Is science good or bad?

A few moral philosophers WHO have begun to question whether advancement or objective knowledge is an absolute good, have begun to question whether even our greatest achievements do indeed constitute progress.  Other thoughtful persons have somewhat lost confidence in the value of the scientific endeavor, not because they hold pure science or scientists in any less esteem, but because their faith that scientific research will inevitably yield public benefit has been shaken to the core by recent revelations of unpredicted negative impacts of science-based technologies.

Although scientists are frequently disturbed about the level of scientific literacy of the general public and worried about the two cultures among educated folk, the lives of hundreds of millions of persons worldwide have been immeasurably enriched by some small knowledge of science.

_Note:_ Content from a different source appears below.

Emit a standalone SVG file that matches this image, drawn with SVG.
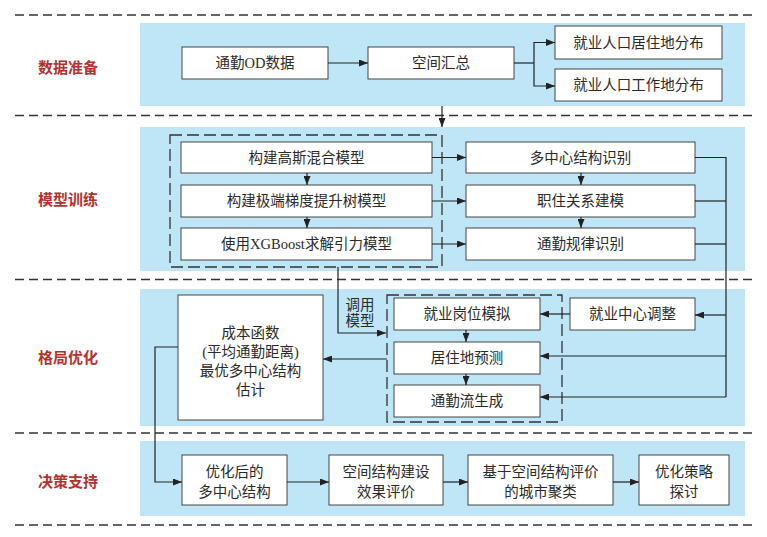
<svg xmlns="http://www.w3.org/2000/svg" width="767" height="537" viewBox="0 0 767 537">
<defs>
<marker id="ah" markerWidth="9" markerHeight="7" refX="9" refY="3.5" orient="auto" markerUnits="userSpaceOnUse">
<path d="M0,0 L9,3.5 L0,7 z" fill="#222"/>
</marker>
<style>
.sep{stroke:#333;stroke-width:1.3;stroke-dasharray:9 5;fill:none}
.band{fill:#bfe6f7}
.box{fill:#fff;stroke:#444;stroke-width:1}
.dbox{fill:none;stroke:#333;stroke-width:1.3;stroke-dasharray:12 5}
.t{font-family:"Liberation Serif","Noto Sans CJK SC",serif;font-size:14.5px;fill:#2a2a2a;text-anchor:middle;dominant-baseline:central}
.sec{font-family:"Noto Sans CJK SC",sans-serif;font-size:15px;font-weight:bold;fill:#b5302e;text-anchor:middle;dominant-baseline:central}
.c{fill:none;stroke:#222;stroke-width:1.2}
.a{marker-end:url(#ah)}
</style>
</defs>
<g id="background">
<rect class="band" x="140" y="23" width="605" height="83"/>
<rect class="band" x="140" y="127" width="605" height="144"/>
<rect class="band" x="140" y="289" width="605" height="137"/>
<rect class="band" x="140" y="441" width="605" height="75"/>
<line class="sep" x1="15" y1="15" x2="752" y2="15"/>
<line class="sep" x1="15" y1="115.5" x2="752" y2="115.5"/>
<line class="sep" x1="15" y1="279.5" x2="752" y2="279.5"/>
<line class="sep" x1="15" y1="433" x2="752" y2="433"/>
<line class="sep" x1="15" y1="525" x2="752" y2="525"/>
<text class="sec" x="68" y="66">数据准备</text>
<text class="sec" x="68" y="198">模型训练</text>
<text class="sec" x="68" y="356">格局优化</text>
<text class="sec" x="68" y="480">决策支持</text>
<rect class="dbox" x="170" y="135" width="272" height="132"/>
<rect class="dbox" x="387" y="295" width="175" height="127"/>
<text class="t" x="360" y="305">调用</text>
<text class="t" x="360" y="321">模型</text>
</g>
<g id="n_od"><rect class="box" x="182" y="47" width="146" height="32"/><text class="t" x="255" y="63">通勤OD数据</text></g>
<g id="n_hz"><rect class="box" x="368" y="47" width="146" height="32"/><text class="t" x="441" y="63">空间汇总</text></g>
<g id="n_jz"><rect class="box" x="555" y="26" width="167" height="33"/><text class="t" x="638.5" y="42.5">就业人口居住地分布</text></g>
<g id="n_gz"><rect class="box" x="555" y="69" width="167" height="32"/><text class="t" x="638.5" y="85">就业人口工作地分布</text></g>
<g id="n_gs"><rect class="box" x="181" y="142" width="251" height="31"/><text class="t" x="306.5" y="157.5">构建高斯混合模型</text></g>
<g id="n_jd"><rect class="box" x="181" y="185" width="251" height="32"/><text class="t" x="306.5" y="201">构建极端梯度提升树模型</text></g>
<g id="n_xg"><rect class="box" x="181" y="228" width="251" height="32"/><text class="t" x="306.5" y="244">使用XGBoost求解引力模型</text></g>
<g id="n_dzx"><rect class="box" x="466" y="142" width="229" height="31"/><text class="t" x="580.5" y="157.5">多中心结构识别</text></g>
<g id="n_zz"><rect class="box" x="466" y="185" width="229" height="32"/><text class="t" x="580.5" y="201">职住关系建模</text></g>
<g id="n_tq"><rect class="box" x="466" y="228" width="229" height="32"/><text class="t" x="580.5" y="244">通勤规律识别</text></g>
<g id="n_cb"><rect class="box" x="178" y="295" width="145" height="125"/>
<text class="t" x="250.5" y="333">成本函数</text>
<text class="t" x="250.5" y="352">(平均通勤距离)</text>
<text class="t" x="250.5" y="371">最优多中心结构</text>
<text class="t" x="250.5" y="390">估计</text></g>
<g id="n_gw"><rect class="box" x="394" y="298" width="146" height="32"/><text class="t" x="467" y="314">就业岗位模拟</text></g>
<g id="n_jzd"><rect class="box" x="394" y="342" width="146" height="32"/><text class="t" x="467" y="358">居住地预测</text></g>
<g id="n_tql"><rect class="box" x="394" y="385" width="146" height="32"/><text class="t" x="467" y="401">通勤流生成</text></g>
<g id="n_zx"><rect class="box" x="570" y="298" width="125" height="32"/><text class="t" x="632.5" y="314">就业中心调整</text></g>
<g id="n_yh"><rect class="box" x="182" y="455" width="105" height="50"/><text class="t" x="234.5" y="472">优化后的</text><text class="t" x="234.5" y="492">多中心结构</text></g>
<g id="n_pj"><rect class="box" x="329" y="455" width="114" height="50"/><text class="t" x="386" y="472">空间结构建设</text><text class="t" x="386" y="492">效果评价</text></g>
<g id="n_jl"><rect class="box" x="468" y="455" width="145" height="50"/><text class="t" x="540.5" y="472">基于空间结构评价</text><text class="t" x="540.5" y="492">的城市聚类</text></g>
<g id="n_cl"><rect class="box" x="639" y="455" width="90" height="50"/><text class="t" x="684" y="472">优化策略</text><text class="t" x="684" y="492">探讨</text></g>
<g id="connectors">
<line class="c a" x1="328" y1="63" x2="368" y2="63"/>
<polyline class="c" points="514,63 534,63"/>
<polyline class="c a" points="534,63 534,42.5 555,42.5"/>
<polyline class="c a" points="534,63 534,86 555,86"/>
<line class="c a" x1="442" y1="106" x2="442" y2="127"/>
<line class="c a" x1="432" y1="157.5" x2="466" y2="157.5"/>
<line class="c a" x1="432" y1="201" x2="466" y2="201"/>
<line class="c a" x1="432" y1="244" x2="466" y2="244"/>
<line class="c a" x1="307" y1="173" x2="307" y2="185"/>
<line class="c a" x1="307" y1="217" x2="307" y2="228"/>
<line class="c a" x1="581" y1="173" x2="581" y2="185"/>
<line class="c a" x1="581" y1="217" x2="581" y2="228"/>
<polyline class="c" points="695,157.5 726,157.5 726,397"/>
<line class="c" x1="695" y1="201" x2="726" y2="201"/>
<line class="c" x1="695" y1="244" x2="726" y2="244"/>
<line class="c a" x1="726" y1="315" x2="695" y2="315"/>
<line class="c a" x1="726" y1="356" x2="540" y2="356"/>
<line class="c a" x1="726" y1="397" x2="540" y2="397"/>
<line class="c a" x1="570" y1="314" x2="540" y2="314"/>
<polyline class="c a" points="338,267 338,333 386,333"/>
<line class="c a" x1="387" y1="359" x2="323" y2="359"/>
<line class="c a" x1="466" y1="330" x2="466" y2="342"/>
<line class="c a" x1="466" y1="374" x2="466" y2="385"/>
<polyline class="c a" points="178,347 155,347 155,482 182,482"/>
<line class="c a" x1="287" y1="482" x2="329" y2="482"/>
<line class="c a" x1="443" y1="482" x2="468" y2="482"/>
<line class="c a" x1="613" y1="482" x2="639" y2="482"/>
</g>
</svg>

Over the course of their lives men and women coped with deprivation and insufficiency by trying to determine the causes and healing of their wants for things they lacked… yet desired.  They did this by replacing belief with knowledge through a pursuit called science.

Thus science was born when, in response to needs and wants, substance was given to flashes of intuition by those WHO may be said to have been first to practice the ART of scientific inquiry and proof.  Science is, in a way, a human activity which was first practiced as an ART.  It’s power was soon recognized and began to be used not only to give reality to intuitive innate ideas, but as a way of consciously posing questions.